Sept. 8




CANADA:

No to death penalty


I've noticed that people are not paying much attention to the policy shift
the Tories made with respect to Canada's stance on the death penalty.

Putting aside the rhetoric of Canada itself bringing back the death
penalty, what the government has done is to allow every country that
currently imposes the death penalty to execute Canadians convicted of
crimes in that country and ignore any pleas for clemency that Canada could
have made on behalf of Canadian citizens.

The government, in saying that they will not oppose the death sentence for
any Canadian who is convicted and sentenced in a fair trial in a
democratic country, have unwittingly put us in the position where we can
not oppose the death penalty anywhere in the world.

Countries such as China and Saudi Arabia, who are still frequent users of
the death penalty, no longer have any reason to pay any attention to
Canada, to spare Canadians sentenced to death in their countries.

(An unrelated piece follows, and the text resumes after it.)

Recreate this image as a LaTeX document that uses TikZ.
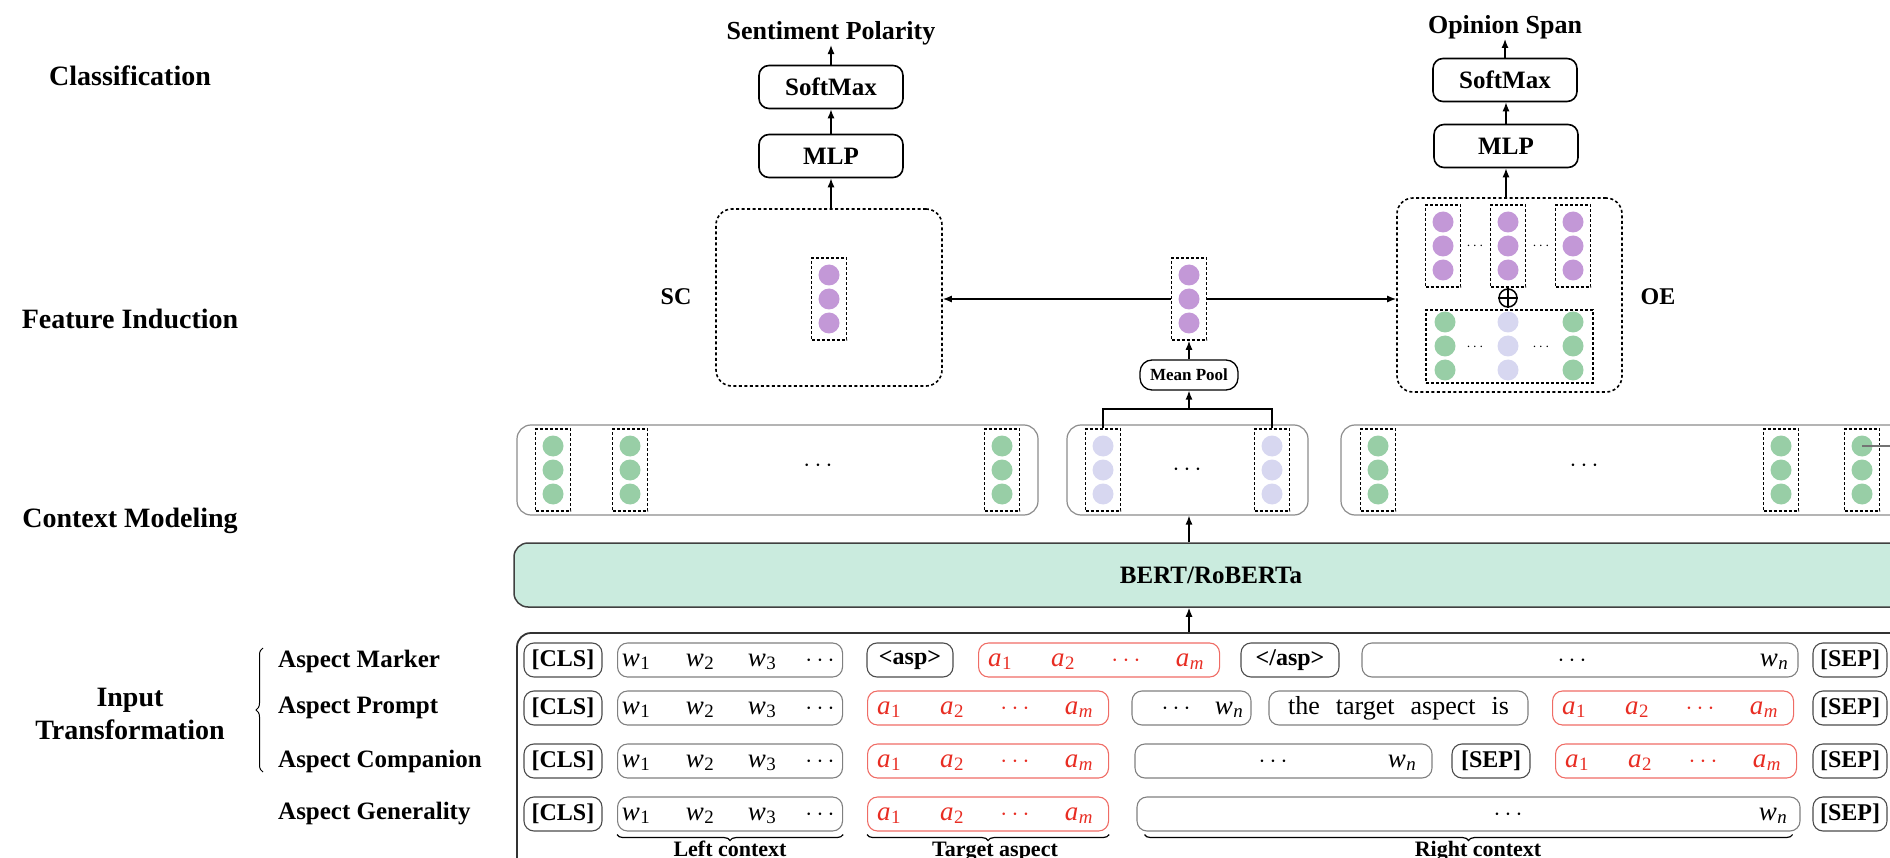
\documentclass[tikz,border=0pt]{standalone}
\usepackage{fontspec}
\setmainfont{Liberation Serif}
\usetikzlibrary{arrows.meta,decorations.pathreplacing,calc}
\definecolor{pur}{RGB}{195,152,215}
\definecolor{grn}{RGB}{152,206,166}
\definecolor{lav}{RGB}{215,215,240}
\definecolor{mint}{RGB}{202,235,222}
\definecolor{tred}{RGB}{232,45,35}

\tikzset{
  stage/.style={font=\fontsize{28}{33}\selectfont\bfseries, align=center, inner sep=0},
  asplab/.style={font=\fontsize{25}{28}\selectfont\bfseries, anchor=west, inner sep=0},
  blk/.style={draw, rounded corners=10pt, line width=1.6pt, minimum width=144pt, minimum height=43pt, inner sep=0, font=\fontsize{25}{28}\selectfont\bfseries},
  outl/.style={font=\fontsize{26}{28}\selectfont\bfseries, inner sep=0},
  arr/.style={-{Latex[length=9pt,width=7pt]}, line width=1.3pt},
  region/.style={draw, dash pattern=on 3pt off 2.5pt, line width=1.6pt, rounded corners=16pt, inner sep=0},
  colbox/.style={draw, dash pattern=on 3pt off 2pt, line width=1.6pt, minimum width=35pt, minimum height=82pt, inner sep=0},
  dotc/.style={circle, minimum size=21pt, inner sep=0},
  ctx/.style={draw=black!45, line width=1.2pt, rounded corners=14pt, minimum height=90pt, inner sep=0},
  tok/.style={draw=black!50, line width=1.1pt, rounded corners=10pt, minimum height=34pt, inner sep=0},
  btok/.style={tok, draw=black!70, font=\fontsize{24}{26}\selectfont\bfseries},
  rtok/.style={tok, draw=tred!70},
  mt/.style={anchor=base, inner sep=0, font=\fontsize{27}{29}\selectfont},
  rt/.style={mt, text=tred},
  cd/.style={inner sep=0, font=\fontsize{24}{26}\selectfont},
  sd/.style={inner sep=0, font=\fontsize{15}{16}\selectfont},
  brc/.style={decorate, decoration={brace, amplitude=6pt}, line width=1.2pt},
  brlab/.style={anchor=base, inner sep=0, font=\fontsize{22}{24}\selectfont\bfseries},
}

\newcommand{\tk}[2]{\textit{#1}\kern0.5pt\textsubscript{#2}}
\newcommand{\dcol}[4]{%
  \node[dotc, fill=#4] (#1a) at ({#2},{#3-24}) {};
  \node[dotc, fill=#4] (#1b) at ({#2},{#3}) {};
  \node[dotc, fill=#4] (#1c) at ({#2},{#3+24}) {};
}
\newcommand{\vcol}[4]{%
  \node[colbox] (#1) at ({#2},{#3}) {};
  \dcol{#1}{#2}{#3}{#4}
}
\newcommand{\wtoks}[3]{%
  \node[tok, minimum width=225pt, anchor=west] (#1) at ({#2},{#3}) {};
  \node[mt] (#1w1) at ({#2+19},{#3+6}) {\tk{w}{1}};
  \node[mt] (#1w2) at ({#2+83},{#3+6}) {\tk{w}{2}};
  \node[mt] (#1w3) at ({#2+145},{#3+6}) {\tk{w}{3}};
  \node[mt] (#1d) at ({#2+203},{#3+6}) {$\cdots$};
}
\newcommand{\atoks}[3]{%
  \node[rtok, minimum width=241pt, anchor=west] (#1) at ({#2},{#3}) {};
  \node[rt] (#1a1) at ({#2+22},{#3+6}) {\tk{a}{1}};
  \node[rt] (#1a2) at ({#2+85},{#3+6}) {\tk{a}{2}};
  \node[rt] (#1d) at ({#2+148},{#3+6}) {$\cdots$};
  \node[rt] (#1am) at ({#2+212},{#3+6}) {\tk{a}{\textit{m}}};
}

\begin{document}
\begin{tikzpicture}[x=1pt,y=-1pt]
\useasboundingbox (0,0) rectangle (1890,858);
\clip (0,0) rectangle (1890,858);

% stage labels
\node[stage] (lcls) at (130,76) {Classification};
\node[stage] (lfi) at (130,319) {Feature Induction};
\node[stage] (lcm) at (130,521) {Context Modeling};
\node[stage] (lit) at (130,714) {Input\\Transformation};
\draw[brc, decoration={brace, amplitude=7pt}, line width=1pt] (263,772) -- (263,648);
\node[asplab] (am) at (278,661) {Aspect Marker};
\node[asplab] (ap) at (278,708) {Aspect Prompt};
\node[asplab] (ac) at (278,761) {Aspect Companion};
\node[asplab] (ag) at (278,814) {Aspect Generality};

% SC branch
\node[outl] (sp) at (831,33) {Sentiment Polarity};
\node[blk] (smL) at (831,87) {SoftMax};
\node[blk] (mlL) at (831,156) {MLP};
\node[region, minimum width=226pt, minimum height=177pt] (sc) at (829,297.5) {};
\node[outl, font=\fontsize{24}{26}\selectfont\bfseries] (sclab) at (676,297) {SC};
\vcol{scv}{829}{299}{pur}

% pooled vector
\vcol{mp}{1189}{299}{pur}
\node[blk, minimum width=98pt, minimum height=30pt, rounded corners=12pt, line width=1.3pt, font=\fontsize{17}{19}\selectfont\bfseries] (mean) at (1189,375) {Mean Pool};

% OE branch
\node[outl] (os) at (1505,27) {Opinion Span};
\node[blk] (smR) at (1505,80) {SoftMax};
\node[blk] (mlR) at (1506,146) {MLP};
\node[region, minimum width=225pt, minimum height=194pt] (oe) at (1509.5,295) {};
\node[outl, font=\fontsize{24}{26}\selectfont\bfseries] (oelab) at (1658,297) {OE};
\vcol{o1}{1443}{246}{pur}
\vcol{o2}{1508}{246}{pur}
\vcol{o3}{1573}{246}{pur}
\node[sd] (od1) at (1475,246) {$\cdots$};
\node[sd] (od2) at (1541,246) {$\cdots$};
\node[circle, draw, line width=1.5pt, minimum size=18pt, inner sep=0] (plus) at (1508,298) {};
\draw[line width=1.5pt] (plus.north) -- (plus.south);
\draw[line width=1.5pt] (plus.west) -- (plus.east);
\node[colbox, minimum width=167pt, minimum height=73pt] (og) at (1509.5,346.5) {};
\dcol{og1}{1445}{346}{grn}
\dcol{og2}{1508}{346}{lav}
\dcol{og3}{1573}{346}{grn}
\node[sd] (od3) at (1475,347) {$\cdots$};
\node[sd] (od4) at (1541,347) {$\cdots$};

% context modeling
\node[ctx, minimum width=521pt] (ctx1) at (777.5,470) {};
\node[ctx, minimum width=241pt] (ctx2) at (1187.5,470) {};
\node[ctx, minimum width=580pt] (ctx3) at (1631,470) {};
\vcol{g1}{553}{470}{grn}
\vcol{g2}{630}{470}{grn}
\vcol{g3}{1002}{470}{grn}
\vcol{m1}{1103}{470}{lav}
\vcol{m2}{1272}{470}{lav}
\vcol{g4}{1378}{470}{grn}
\vcol{g5}{1781}{470}{grn}
\vcol{g6}{1862}{470}{grn}
\node[cd] (cd1) at (818,466) {$\cdots$};
\node[cd] (cd2) at (1187,470) {$\cdots$};
\node[cd] (cd3) at (1584,466) {$\cdots$};
\coordinate (edge) at (1900,446);
\draw[black!55, line width=1.2pt] (g6a.center) -- (edge);

% encoder
\node[draw=black!75, fill=mint, line width=1.5pt, rounded corners=14pt, minimum width=1394pt, minimum height=64pt, inner sep=0, font=\fontsize{25}{28}\selectfont\bfseries] (bert) at (1211,575) {BERT/RoBERTa};

% input box
\node[draw=black!80, line width=1.8pt, rounded corners=14pt, minimum width=1390pt, minimum height=250pt, inner sep=0] (inp) at (1212,758) {};

% row 1: aspect marker
\node[btok, minimum width=78pt] (c1) at (563,660) {[CLS]};
\wtoks{w1}{617}{660}
\node[btok, minimum width=86pt] (as1) at (910,660) {<asp>};
\atoks{a1}{978}{660}
\node[btok, minimum width=98pt] (as2) at (1290,660) {</asp>};
\node[tok, minimum width=436pt] (l1) at (1580,660) {};
\node[mt] (l1d) at (1572,666) {$\cdots$};
\node[mt] (l1n) at (1774,666) {\tk{w}{\textit{n}}};
\node[btok, minimum width=74pt] (s1) at (1850,660) {[SEP]};

% row 2: aspect prompt
\node[btok, minimum width=78pt] (c2) at (563,708) {[CLS]};
\wtoks{w2}{617}{708}
\atoks{a2}{867}{708}
\node[tok, minimum width=119pt] (p2) at (1191.5,708) {};
\node[mt] (p2d) at (1176,714) {$\cdots$};
\node[mt] (p2n) at (1229,714) {\tk{w}{\textit{n}}};
\node[tok, minimum width=259pt, font=\fontsize{26}{28}\selectfont] (ph) at (1398.5,708) {the\hspace{16pt}target\hspace{16pt}aspect\hspace{16pt}is};
\atoks{a2r}{1552}{708}
\node[btok, minimum width=74pt] (s2) at (1850,708) {[SEP]};

% row 3: aspect companion
\node[btok, minimum width=78pt] (c3) at (563,761) {[CLS]};
\wtoks{w3}{617}{761}
\atoks{a3}{867}{761}
\node[tok, minimum width=297pt] (l3) at (1283.5,761) {};
\node[mt] (l3d) at (1273,767) {$\cdots$};
\node[mt] (l3n) at (1402,767) {\tk{w}{\textit{n}}};
\node[btok, minimum width=78pt] (m3) at (1491,761) {[SEP]};
\atoks{a3r}{1555}{761}
\node[btok, minimum width=74pt] (s3) at (1850,761) {[SEP]};

% row 4: aspect generality
\node[btok, minimum width=78pt] (c4) at (563,814) {[CLS]};
\wtoks{w4}{617}{814}
\atoks{a4}{867}{814}
\node[tok, minimum width=663pt] (l4) at (1468.5,814) {};
\node[mt] (l4d) at (1508,820) {$\cdots$};
\node[mt] (l4n) at (1773,820) {\tk{w}{\textit{n}}};
\node[btok, minimum width=74pt] (s4) at (1850,814) {[SEP]};

% braces
\draw[brc] ([yshift=-3pt]w4.south east) -- ([yshift=-3pt]w4.south west);
\node[brlab] (blc) at (730,856) {Left context};
\draw[brc] ([yshift=-3pt]a4.south east) -- ([yshift=-3pt]a4.south west);
\node[brlab] (bta) at (995,856) {Target aspect};
\draw[brc] ([yshift=-3pt,xshift=-8pt]l4.south east) -- ([yshift=-3pt,xshift=8pt]l4.south west);
\node[brlab] (brc) at (1478,856) {Right context};

% connectors
\draw[arr] (smL.north) -- (sp.south);
\draw[arr] (mlL.north) -- (smL.south);
\draw[arr] (sc.north -| mlL) -- (mlL.south);
\draw[arr] (mp.west) -- (sc.east |- mp.west);
\draw[arr] (mp.east) -- (oe.west |- mp.east);
\draw[arr] (mean.north) -- (mp.south);
\coordinate (brk) at (1189,409);
\draw[line width=1.3pt] (m1.north) |- (brk) -| (m2.north);
\draw[arr] (brk) -- (mean.south);
\draw[arr] (smR.north) -- (os.south);
\draw[arr] (mlR.north) -- (smR.south -| mlR);
\draw[arr] (oe.north -| mlR) -- (mlR.south);
\draw[arr] (bert.north -| mp) -- (ctx2.south -| mp);
\draw[arr] (inp.north -| mp) -- (bert.south -| mp);
\end{tikzpicture}
\end{document}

Why
would any nation that supports the death penalty bother giving us any
attention if Canada allows countries like Japan and the U.S. to kill
Canadian citizens without question?

>From the Saudi or Chinese point of view, they conduct fair trials and hand
out fair sentences much in the same way the U.S. and Japan do. So how can
we justify asking these countries for special treatment for our citizens?

There are still 70 countries that have the death penalty. The Tories have
effectively made those nations more dangerous for Canadians travelling
abroad by having this 2-tier stance.